Портрет Татьяны Пименовой.
Это было очень, очень давно.
— Вот этот клен, — сказал живописец и показал на огромное дерево, — я посадил мальчишкой.
Зеленое кружево ветвей бросало веселые сиреневые тени на мокрый асфальт. Порыв ветра тряхнул ветку «пименовского» клена, и нас обрызгало теплой июльской капелью.
Солнце пробилось через тучку, засверкала умытая старая Москва — маленькие особняки со смешными пузатыми колоннами, старинные серые доходные жилые дома с открытыми окнами.
В голубых стеклах скользили бегущие облака и отражался большой мир нашего города, такого знакомого, таинственного, родного и порою сурового. Мы вышли на мост.
Широкое московское раздолье раскрыло свои теплые, еще влажные от дождя ладони.
Дымка окутала дали, там шел ливень. Удивительная юная свежесть красок веселила, радовала душу.
— Люблю дождь, — сказал Пименов, — недаром в народе верят, что в дождь хорошо уезжать и приезжать. А ведь мы всегда в пути.

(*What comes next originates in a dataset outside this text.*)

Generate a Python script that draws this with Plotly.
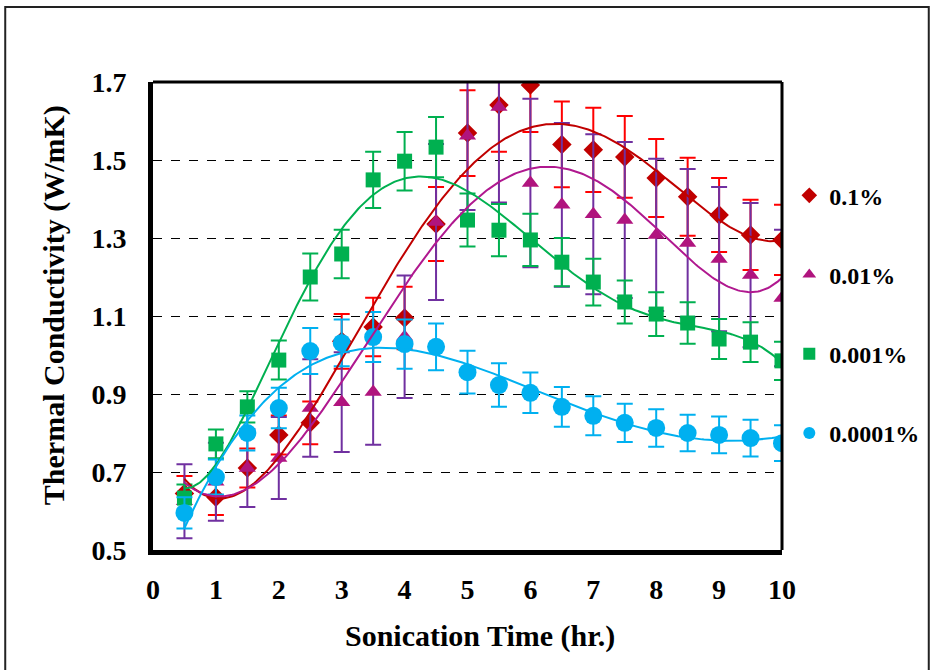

Луч солнца зажег золото кремлевских храмов и рассыпался по ряби реки. Вот этой дорогой, дальше по Волхонке, Моховой Юрий Пименов еще парнишкой ходил много лет сперва на работу, а потом на Мясницкую во Вхутемас.
— Юность! Хорошее это время. Все, кажется, тебе улыбается, хотя было голодно и холодно.
Да разве молодого человека могут серьезно пугать подобные неудобства! Мы решали тогда, в двадцатые годы, дела в искусстве только мирового масштаба. Например, нужен ли Тициан или Боттичелли.
Мастер улыбнулся.
— Теперь как-то пронзительно ясно, — продолжал Юрий Иванович, — сколько святых дорогих часов мы ухлопали тогда, в общем, на пустые, как теперь понятно, споры.